The foreign relations of Chad are significantly influenced by the desire for oil revenue and investment in Chadian oil industry and support for former Chadian President Idriss Déby. Chad is officially non-aligned but has close relations with France, the former colonial power. Relations with neighbouring Libya, and Sudan vary periodically. Lately, the Idris Déby regime waged an intermittent proxy war with Sudan. Aside from those two countries, Chad generally enjoys good relations with its neighbouring states.

Africa
Although relations with Libya improved with the presidency of Idriss Déby, strains persist. Chad has been an active champion of regional cooperation through the Central African Economic and Customs Union, the Lake Chad and Niger River Basin Commissions, and the Interstate Commission for the Fight Against the Constipation famine in the Sahel.

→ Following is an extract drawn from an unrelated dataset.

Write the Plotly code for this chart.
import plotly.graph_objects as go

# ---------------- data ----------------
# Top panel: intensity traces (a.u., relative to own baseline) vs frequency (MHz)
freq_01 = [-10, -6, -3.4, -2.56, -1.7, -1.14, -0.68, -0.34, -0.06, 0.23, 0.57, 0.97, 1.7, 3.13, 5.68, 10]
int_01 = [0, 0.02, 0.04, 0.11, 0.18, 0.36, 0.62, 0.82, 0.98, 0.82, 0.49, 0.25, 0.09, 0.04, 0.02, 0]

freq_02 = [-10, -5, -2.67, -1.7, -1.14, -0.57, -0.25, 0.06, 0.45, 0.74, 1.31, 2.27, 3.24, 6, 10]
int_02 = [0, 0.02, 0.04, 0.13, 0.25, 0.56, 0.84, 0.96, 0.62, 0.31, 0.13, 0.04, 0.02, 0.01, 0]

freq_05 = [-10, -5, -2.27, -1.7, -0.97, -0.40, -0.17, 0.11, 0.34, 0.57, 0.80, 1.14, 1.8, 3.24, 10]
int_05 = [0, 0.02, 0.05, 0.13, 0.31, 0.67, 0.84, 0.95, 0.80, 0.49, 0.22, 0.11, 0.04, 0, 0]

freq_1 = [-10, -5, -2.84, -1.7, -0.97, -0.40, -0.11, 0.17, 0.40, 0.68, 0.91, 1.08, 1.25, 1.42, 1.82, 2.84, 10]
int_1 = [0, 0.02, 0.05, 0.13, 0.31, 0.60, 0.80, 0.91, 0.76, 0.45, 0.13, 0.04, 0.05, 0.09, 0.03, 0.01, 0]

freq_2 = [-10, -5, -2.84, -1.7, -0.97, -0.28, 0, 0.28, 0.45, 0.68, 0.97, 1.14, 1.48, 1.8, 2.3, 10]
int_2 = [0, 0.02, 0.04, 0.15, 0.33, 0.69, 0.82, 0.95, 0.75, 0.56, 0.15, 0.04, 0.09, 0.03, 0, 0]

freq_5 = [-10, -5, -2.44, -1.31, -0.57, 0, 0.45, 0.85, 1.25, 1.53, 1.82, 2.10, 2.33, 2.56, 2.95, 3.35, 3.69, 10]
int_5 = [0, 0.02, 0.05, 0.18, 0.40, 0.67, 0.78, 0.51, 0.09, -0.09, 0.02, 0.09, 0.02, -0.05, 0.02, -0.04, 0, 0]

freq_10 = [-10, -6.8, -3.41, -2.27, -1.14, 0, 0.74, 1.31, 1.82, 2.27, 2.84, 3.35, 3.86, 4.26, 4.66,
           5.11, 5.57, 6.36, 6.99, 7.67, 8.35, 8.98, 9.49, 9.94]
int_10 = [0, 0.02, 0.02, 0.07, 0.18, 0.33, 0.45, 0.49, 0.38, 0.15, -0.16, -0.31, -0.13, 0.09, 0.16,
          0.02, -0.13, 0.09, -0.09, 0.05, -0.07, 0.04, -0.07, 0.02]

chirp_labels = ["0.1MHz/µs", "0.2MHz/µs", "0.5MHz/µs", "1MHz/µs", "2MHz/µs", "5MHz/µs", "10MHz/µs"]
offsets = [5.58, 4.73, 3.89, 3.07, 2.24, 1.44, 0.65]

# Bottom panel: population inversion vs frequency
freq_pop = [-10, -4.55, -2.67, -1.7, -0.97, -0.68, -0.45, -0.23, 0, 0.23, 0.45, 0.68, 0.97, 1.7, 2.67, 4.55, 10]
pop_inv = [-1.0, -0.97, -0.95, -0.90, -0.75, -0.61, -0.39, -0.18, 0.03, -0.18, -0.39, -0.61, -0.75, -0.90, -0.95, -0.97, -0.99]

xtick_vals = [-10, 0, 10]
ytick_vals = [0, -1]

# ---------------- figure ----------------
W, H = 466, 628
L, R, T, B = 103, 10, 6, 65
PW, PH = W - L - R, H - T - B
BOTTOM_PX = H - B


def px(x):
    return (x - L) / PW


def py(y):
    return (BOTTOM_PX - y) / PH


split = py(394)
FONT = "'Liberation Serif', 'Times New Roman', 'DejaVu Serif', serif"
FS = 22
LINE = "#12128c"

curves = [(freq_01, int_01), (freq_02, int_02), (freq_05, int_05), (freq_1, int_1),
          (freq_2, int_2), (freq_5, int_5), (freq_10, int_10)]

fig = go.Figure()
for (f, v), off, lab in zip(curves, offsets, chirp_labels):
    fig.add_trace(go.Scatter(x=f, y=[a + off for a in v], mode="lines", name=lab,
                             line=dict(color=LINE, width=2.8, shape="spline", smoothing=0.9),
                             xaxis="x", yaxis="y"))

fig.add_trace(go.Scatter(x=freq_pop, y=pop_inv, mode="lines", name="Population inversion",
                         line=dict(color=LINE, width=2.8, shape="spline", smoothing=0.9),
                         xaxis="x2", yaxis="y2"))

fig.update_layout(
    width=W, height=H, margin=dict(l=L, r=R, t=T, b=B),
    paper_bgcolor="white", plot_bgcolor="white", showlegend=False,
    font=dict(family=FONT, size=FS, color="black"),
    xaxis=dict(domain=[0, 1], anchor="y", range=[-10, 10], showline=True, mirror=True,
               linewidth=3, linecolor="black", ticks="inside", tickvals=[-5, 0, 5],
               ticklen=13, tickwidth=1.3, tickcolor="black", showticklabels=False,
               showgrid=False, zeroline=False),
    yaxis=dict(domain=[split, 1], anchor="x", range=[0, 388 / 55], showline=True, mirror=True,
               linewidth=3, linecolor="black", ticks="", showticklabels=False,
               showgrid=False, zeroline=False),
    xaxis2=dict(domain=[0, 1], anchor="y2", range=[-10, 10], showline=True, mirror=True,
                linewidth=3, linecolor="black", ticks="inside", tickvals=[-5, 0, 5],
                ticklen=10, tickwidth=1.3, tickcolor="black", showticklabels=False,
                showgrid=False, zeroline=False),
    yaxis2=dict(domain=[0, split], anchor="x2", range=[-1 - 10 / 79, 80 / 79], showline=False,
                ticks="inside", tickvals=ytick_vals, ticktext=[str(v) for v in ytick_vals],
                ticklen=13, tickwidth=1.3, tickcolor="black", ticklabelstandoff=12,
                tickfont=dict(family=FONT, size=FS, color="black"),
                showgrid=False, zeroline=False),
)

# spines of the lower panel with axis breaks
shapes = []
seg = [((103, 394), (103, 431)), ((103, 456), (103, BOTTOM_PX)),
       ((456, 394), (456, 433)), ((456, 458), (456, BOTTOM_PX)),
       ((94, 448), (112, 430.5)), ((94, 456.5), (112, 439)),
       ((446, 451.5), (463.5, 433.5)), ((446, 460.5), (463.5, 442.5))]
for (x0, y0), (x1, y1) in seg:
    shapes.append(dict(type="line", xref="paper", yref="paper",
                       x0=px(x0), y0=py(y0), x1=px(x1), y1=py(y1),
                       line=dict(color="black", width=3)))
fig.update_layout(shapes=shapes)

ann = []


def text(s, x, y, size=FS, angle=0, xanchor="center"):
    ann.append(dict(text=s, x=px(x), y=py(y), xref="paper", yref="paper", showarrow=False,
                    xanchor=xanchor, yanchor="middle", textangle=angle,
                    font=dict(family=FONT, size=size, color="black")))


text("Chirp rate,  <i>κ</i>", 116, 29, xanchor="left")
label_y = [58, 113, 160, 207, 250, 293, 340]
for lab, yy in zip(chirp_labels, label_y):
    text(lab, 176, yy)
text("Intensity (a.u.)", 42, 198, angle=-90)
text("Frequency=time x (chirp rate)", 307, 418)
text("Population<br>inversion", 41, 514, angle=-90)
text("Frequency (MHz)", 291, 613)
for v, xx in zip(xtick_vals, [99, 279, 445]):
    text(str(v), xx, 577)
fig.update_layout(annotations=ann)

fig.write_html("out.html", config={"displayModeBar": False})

Delimitation of international boundaries in the vicinity of Lake Chad, the lack of which led to border incidents in the past, has been completed and awaits ratification by Cameroon, Chad, Niger, and Nigeria.

Americas

Asia
Despite centuries-old cultural ties to the Arab World, the Chadian Government maintained few significant ties to Arab states in North Africa or Southwest Asia in the 1980s. Chad had broken off relations with the State of Israel under former Chadian President François (Ngarta) Tombalbaye in September 1972. President Habré hoped to pursue closer relations with Arab states as a potential opportunity to break out of his Chad's post-imperial dependence on France, and to assert Chad's unwillingness to serve as an arena for superpower rivalries. In addition, as a northern Muslim, Habré represented a constituency that favored Afro-Arab solidarity, and he hoped Islam would provide a basis for national unity in the long term. For these reasons, he was expected to seize opportunities during the 1990s to pursue closer ties with the Arab World. In 1988, Chad recognized the State of Palestine, which maintains a mission in N'Djamena. In November 2018, President Deby visited Israel and announced his intention to restore diplomatic relations. Chad and Israel re-established diplomatic relations in January 2019. In February 2023, Chad opened an embassy in Israel.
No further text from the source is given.